*WORK TO DO*
Copy the listing verbatim, excluding any images found in it.

*DATA SECTION*
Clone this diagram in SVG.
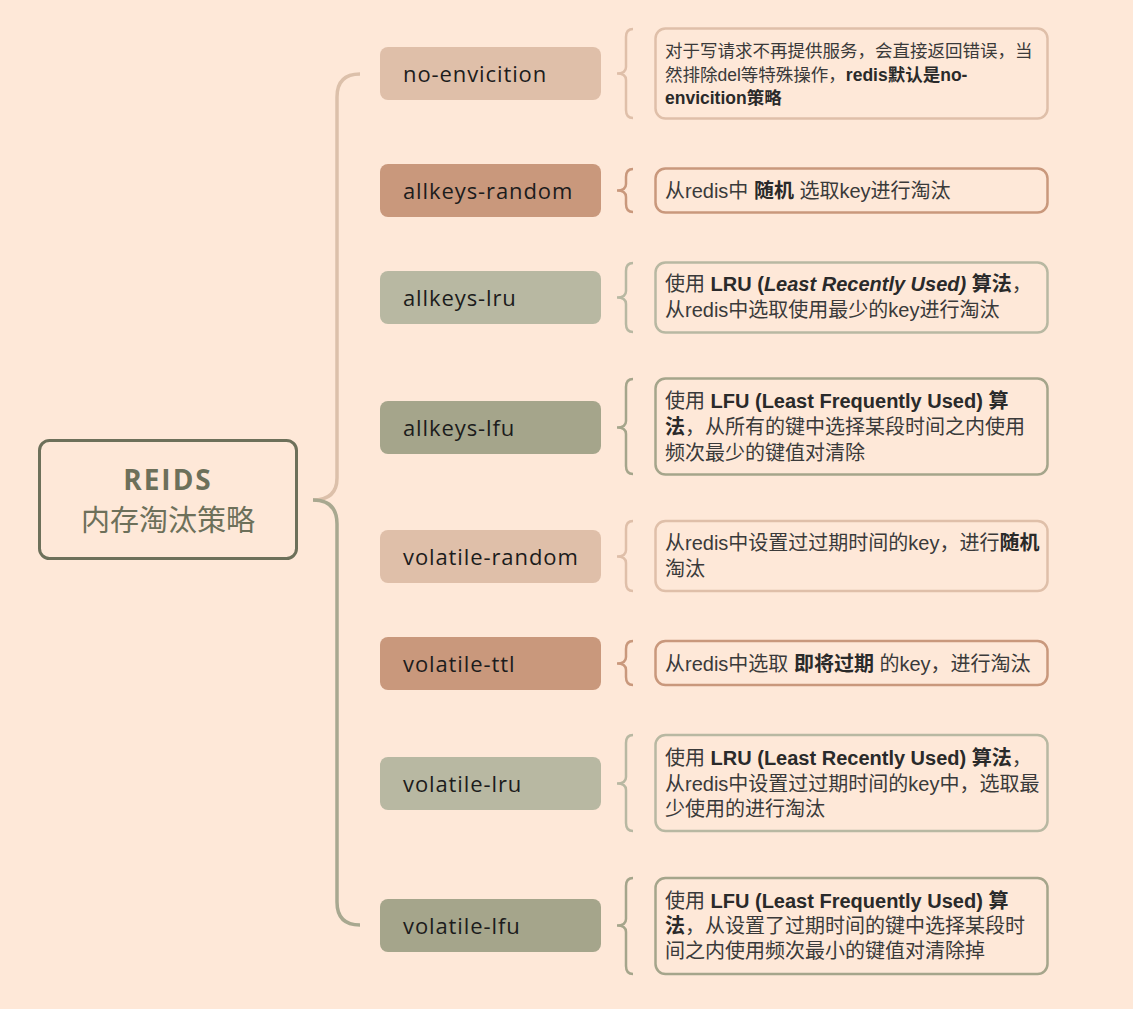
<svg xmlns="http://www.w3.org/2000/svg" width="1133" height="1009" viewBox="0 0 1133 1009">
<style>
.bg{fill:#fee8d8}
.node rect{stroke:none}
.lbl{font-family:"Open Sans","Noto Sans",sans-serif;font-size:22px;fill:#1c1c1c;letter-spacing:0.9px}
.desc{font-family:"Liberation Sans","Noto Sans CJK SC",sans-serif;font-size:20px;fill:#3a3a3a}
.d1{font-size:17.5px}
.b{font-weight:bold;fill:#2a2a2a}
.i{font-style:italic}
.box{fill:#fee8d8;stroke-width:2.5}
.br{fill:none;stroke-width:2.5}
.c1{fill:#dfbfa9}.s1{stroke:#dfbfa9}
.c2{fill:#c9987c}.s2{stroke:#c9987c}
.c3{fill:#b8b8a2}.s3{stroke:#b8b8a2}
.c4{fill:#a5a58b}.s4{stroke:#a5a58b}
</style>
<rect class="bg" x="0" y="0" width="1133" height="1009"/>
<g id="connectors">
<path d="M360,74 Q337,74 337,97 L337,478 Q337,500 313,500" fill="none" stroke="#dcc0aa" stroke-width="3.5"/>
<path d="M313,500 Q337,500 337,524 L337,902 Q337,925 360,925" fill="none" stroke="#a8a890" stroke-width="3.5"/>
<path class="br s1" d="M633,29 Q626,29 626,37 L626,67 Q626,73.5 617,73.5 Q626,73.5 626,80 L626,110 Q626,118 633,118"/>
<path class="br s2" d="M633,169 Q626,169 626,177 L626,184 Q626,190.5 617,190.5 Q626,190.5 626,197 L626,204 Q626,212 633,212"/>
<path class="br s3" d="M633,263 Q626,263 626,271 L626,291 Q626,297.5 617,297.5 Q626,297.5 626,304 L626,324 Q626,332 633,332"/>
<path class="br s4" d="M633,379 Q626,379 626,387 L626,421 Q626,427.5 617,427.5 Q626,427.5 626,434 L626,466 Q626,474 633,474"/>
<path class="br s1" d="M633,521 Q626,521 626,529 L626,550 Q626,556.5 617,556.5 Q626,556.5 626,563 L626,583 Q626,591 633,591"/>
<path class="br s2" d="M633,641 Q626,641 626,649 L626,657 Q626,663.5 617,663.5 Q626,663.5 626,670 L626,677 Q626,685 633,685"/>
<path class="br s3" d="M633,735 Q626,735 626,743 L626,777 Q626,783.5 617,783.5 Q626,783.5 626,790 L626,823 Q626,831 633,831"/>
<path class="br s4" d="M633,878 Q626,878 626,886 L626,919 Q626,925.5 617,925.5 Q626,925.5 626,932 L626,966 Q626,974 633,974"/>
</g>
<g id="root">
<rect x="39.5" y="440.5" width="257" height="118" rx="10" fill="#fee8d8" stroke="#6d705a" stroke-width="3"/>
<text x="168" y="490" text-anchor="middle" font-family="'Open Sans','Noto Sans',sans-serif" font-size="28" font-weight="bold" letter-spacing="2" fill="#6d705a">REIDS</text>
<text x="168" y="531" text-anchor="middle" font-family="'Noto Sans CJK SC',sans-serif" font-size="29" fill="#6d705a">内存淘汰策略</text>
</g>
<g id="n1" class="node"><rect class="c1" x="380" y="47" width="221" height="53" rx="8"/><text class="lbl" x="403" y="82">no-envicition</text></g>
<g id="n2" class="node"><rect class="c2" x="380" y="164" width="221" height="53" rx="8"/><text class="lbl" x="403" y="199">allkeys-random</text></g>
<g id="n3" class="node"><rect class="c3" x="380" y="271" width="221" height="53" rx="8"/><text class="lbl" x="403" y="306">allkeys-lru</text></g>
<g id="n4" class="node"><rect class="c4" x="380" y="401" width="221" height="53" rx="8"/><text class="lbl" x="403" y="436">allkeys-lfu</text></g>
<g id="n5" class="node"><rect class="c1" x="380" y="530" width="221" height="53" rx="8"/><text class="lbl" x="403" y="565">volatile-random</text></g>
<g id="n6" class="node"><rect class="c2" x="380" y="637" width="221" height="53" rx="8"/><text class="lbl" x="403" y="672">volatile-ttl</text></g>
<g id="n7" class="node"><rect class="c3" x="380" y="757" width="221" height="53" rx="8"/><text class="lbl" x="403" y="792">volatile-lru</text></g>
<g id="n8" class="node"><rect class="c4" x="380" y="899" width="221" height="53" rx="8"/><text class="lbl" x="403" y="934">volatile-lfu</text></g>
<g id="d1"><rect class="box s1" x="655.5" y="28.5" width="392" height="90" rx="10"/>
<text class="desc d1" x="665" y="57">对于写请求不再提供服务，会直接返回错误，当</text>
<text class="desc d1" x="665" y="81">然排除del等特殊操作，<tspan class="b">redis默认是no-</tspan></text>
<text class="desc d1 b" x="665" y="104">envicition策略</text></g>
<g id="d2"><rect class="box s2" x="655.5" y="168.5" width="392" height="44" rx="10"/>
<text class="desc" x="665" y="198">从redis中 <tspan class="b">随机</tspan> 选取key进行淘汰</text></g>
<g id="d3"><rect class="box s3" x="655.5" y="262.5" width="392" height="70" rx="10"/>
<text class="desc" x="665" y="291">使用 <tspan class="b">LRU (</tspan><tspan class="b i">Least Recently Used)</tspan><tspan class="b"> 算法</tspan>，</text>
<text class="desc" x="665" y="317">从redis中选取使用最少的key进行淘汰</text></g>
<g id="d4"><rect class="box s4" x="655.5" y="378.5" width="392" height="96" rx="10"/>
<text class="desc" x="665" y="408">使用 <tspan class="b">LFU (Least Frequently Used) 算</tspan></text>
<text class="desc" x="665" y="434"><tspan class="b">法</tspan>，从所有的键中选择某段时间之内使用</text>
<text class="desc" x="665" y="460">频次最少的键值对清除</text></g>
<g id="d5"><rect class="box s1" x="655.5" y="521" width="392" height="70" rx="10"/>
<text class="desc" x="665" y="550">从redis中设置过过期时间的key，进行<tspan class="b">随机</tspan></text>
<text class="desc" x="665" y="576">淘汰</text></g>
<g id="d6"><rect class="box s2" x="655.5" y="641" width="392" height="44" rx="10"/>
<text class="desc" x="665" y="671">从redis中选取 <tspan class="b">即将过期</tspan> 的key，进行淘汰</text></g>
<g id="d7"><rect class="box s3" x="655.5" y="735" width="392" height="96" rx="10"/>
<text class="desc" x="665" y="765">使用 <tspan class="b">LRU (Least Recently Used) 算法</tspan>，</text>
<text class="desc" x="665" y="791">从redis中设置过过期时间的key中，选取最</text>
<text class="desc" x="665" y="816">少使用的进行淘汰</text></g>
<g id="d8"><rect class="box s4" x="655.5" y="878" width="392" height="96" rx="10"/>
<text class="desc" x="665" y="908">使用 <tspan class="b">LFU (Least Frequently Used) 算</tspan></text>
<text class="desc" x="665" y="933"><tspan class="b">法</tspan>，从设置了过期时间的键中选择某段时</text>
<text class="desc" x="665" y="958">间之内使用频次最小的键值对清除掉</text></g>
</svg>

*THE OUTPUT*
Clone this diagram in SVG.
<svg xmlns="http://www.w3.org/2000/svg" width="1133" height="1009" viewBox="0 0 1133 1009">
<style>
.bg{fill:#fee8d8}
.node rect{stroke:none}
.lbl{font-family:"Open Sans","Noto Sans",sans-serif;font-size:22px;fill:#1c1c1c;letter-spacing:0.9px}
.desc{font-family:"Liberation Sans","Noto Sans CJK SC",sans-serif;font-size:20px;fill:#3a3a3a}
.d1{font-size:17.5px}
.b{font-weight:bold;fill:#2a2a2a}
.i{font-style:italic}
.box{fill:#fee8d8;stroke-width:2.5}
.br{fill:none;stroke-width:2.5}
.c1{fill:#dfbfa9}.s1{stroke:#dfbfa9}
.c2{fill:#c9987c}.s2{stroke:#c9987c}
.c3{fill:#b8b8a2}.s3{stroke:#b8b8a2}
.c4{fill:#a5a58b}.s4{stroke:#a5a58b}
</style>
<rect class="bg" x="0" y="0" width="1133" height="1009"/>
<g id="connectors">
<path d="M360,74 Q337,74 337,97 L337,478 Q337,500 313,500" fill="none" stroke="#dcc0aa" stroke-width="3.5"/>
<path d="M313,500 Q337,500 337,524 L337,902 Q337,925 360,925" fill="none" stroke="#a8a890" stroke-width="3.5"/>
<path class="br s1" d="M633,29 Q626,29 626,37 L626,67 Q626,73.5 617,73.5 Q626,73.5 626,80 L626,110 Q626,118 633,118"/>
<path class="br s2" d="M633,169 Q626,169 626,177 L626,184 Q626,190.5 617,190.5 Q626,190.5 626,197 L626,204 Q626,212 633,212"/>
<path class="br s3" d="M633,263 Q626,263 626,271 L626,291 Q626,297.5 617,297.5 Q626,297.5 626,304 L626,324 Q626,332 633,332"/>
<path class="br s4" d="M633,379 Q626,379 626,387 L626,421 Q626,427.5 617,427.5 Q626,427.5 626,434 L626,466 Q626,474 633,474"/>
<path class="br s1" d="M633,521 Q626,521 626,529 L626,550 Q626,556.5 617,556.5 Q626,556.5 626,563 L626,583 Q626,591 633,591"/>
<path class="br s2" d="M633,641 Q626,641 626,649 L626,657 Q626,663.5 617,663.5 Q626,663.5 626,670 L626,677 Q626,685 633,685"/>
<path class="br s3" d="M633,735 Q626,735 626,743 L626,777 Q626,783.5 617,783.5 Q626,783.5 626,790 L626,823 Q626,831 633,831"/>
<path class="br s4" d="M633,878 Q626,878 626,886 L626,919 Q626,925.5 617,925.5 Q626,925.5 626,932 L626,966 Q626,974 633,974"/>
</g>
<g id="root">
<rect x="39.5" y="440.5" width="257" height="118" rx="10" fill="#fee8d8" stroke="#6d705a" stroke-width="3"/>
<text x="168" y="490" text-anchor="middle" font-family="'Open Sans','Noto Sans',sans-serif" font-size="28" font-weight="bold" letter-spacing="2" fill="#6d705a">REIDS</text>
<text x="168" y="531" text-anchor="middle" font-family="'Noto Sans CJK SC',sans-serif" font-size="29" fill="#6d705a">内存淘汰策略</text>
</g>
<g id="n1" class="node"><rect class="c1" x="380" y="47" width="221" height="53" rx="8"/><text class="lbl" x="403" y="82">no-envicition</text></g>
<g id="n2" class="node"><rect class="c2" x="380" y="164" width="221" height="53" rx="8"/><text class="lbl" x="403" y="199">allkeys-random</text></g>
<g id="n3" class="node"><rect class="c3" x="380" y="271" width="221" height="53" rx="8"/><text class="lbl" x="403" y="306">allkeys-lru</text></g>
<g id="n4" class="node"><rect class="c4" x="380" y="401" width="221" height="53" rx="8"/><text class="lbl" x="403" y="436">allkeys-lfu</text></g>
<g id="n5" class="node"><rect class="c1" x="380" y="530" width="221" height="53" rx="8"/><text class="lbl" x="403" y="565">volatile-random</text></g>
<g id="n6" class="node"><rect class="c2" x="380" y="637" width="221" height="53" rx="8"/><text class="lbl" x="403" y="672">volatile-ttl</text></g>
<g id="n7" class="node"><rect class="c3" x="380" y="757" width="221" height="53" rx="8"/><text class="lbl" x="403" y="792">volatile-lru</text></g>
<g id="n8" class="node"><rect class="c4" x="380" y="899" width="221" height="53" rx="8"/><text class="lbl" x="403" y="934">volatile-lfu</text></g>
<g id="d1"><rect class="box s1" x="655.5" y="28.5" width="392" height="90" rx="10"/>
<text class="desc d1" x="665" y="57">对于写请求不再提供服务，会直接返回错误，当</text>
<text class="desc d1" x="665" y="81">然排除del等特殊操作，<tspan class="b">redis默认是no-</tspan></text>
<text class="desc d1 b" x="665" y="104">envicition策略</text></g>
<g id="d2"><rect class="box s2" x="655.5" y="168.5" width="392" height="44" rx="10"/>
<text class="desc" x="665" y="198">从redis中 <tspan class="b">随机</tspan> 选取key进行淘汰</text></g>
<g id="d3"><rect class="box s3" x="655.5" y="262.5" width="392" height="70" rx="10"/>
<text class="desc" x="665" y="291">使用 <tspan class="b">LRU (</tspan><tspan class="b i">Least Recently Used)</tspan><tspan class="b"> 算法</tspan>，</text>
<text class="desc" x="665" y="317">从redis中选取使用最少的key进行淘汰</text></g>
<g id="d4"><rect class="box s4" x="655.5" y="378.5" width="392" height="96" rx="10"/>
<text class="desc" x="665" y="408">使用 <tspan class="b">LFU (Least Frequently Used) 算</tspan></text>
<text class="desc" x="665" y="434"><tspan class="b">法</tspan>，从所有的键中选择某段时间之内使用</text>
<text class="desc" x="665" y="460">频次最少的键值对清除</text></g>
<g id="d5"><rect class="box s1" x="655.5" y="521" width="392" height="70" rx="10"/>
<text class="desc" x="665" y="550">从redis中设置过过期时间的key，进行<tspan class="b">随机</tspan></text>
<text class="desc" x="665" y="576">淘汰</text></g>
<g id="d6"><rect class="box s2" x="655.5" y="641" width="392" height="44" rx="10"/>
<text class="desc" x="665" y="671">从redis中选取 <tspan class="b">即将过期</tspan> 的key，进行淘汰</text></g>
<g id="d7"><rect class="box s3" x="655.5" y="735" width="392" height="96" rx="10"/>
<text class="desc" x="665" y="765">使用 <tspan class="b">LRU (Least Recently Used) 算法</tspan>，</text>
<text class="desc" x="665" y="791">从redis中设置过过期时间的key中，选取最</text>
<text class="desc" x="665" y="816">少使用的进行淘汰</text></g>
<g id="d8"><rect class="box s4" x="655.5" y="878" width="392" height="96" rx="10"/>
<text class="desc" x="665" y="908">使用 <tspan class="b">LFU (Least Frequently Used) 算</tspan></text>
<text class="desc" x="665" y="933"><tspan class="b">法</tspan>，从设置了过期时间的键中选择某段时</text>
<text class="desc" x="665" y="958">间之内使用频次最小的键值对清除掉</text></g>
</svg>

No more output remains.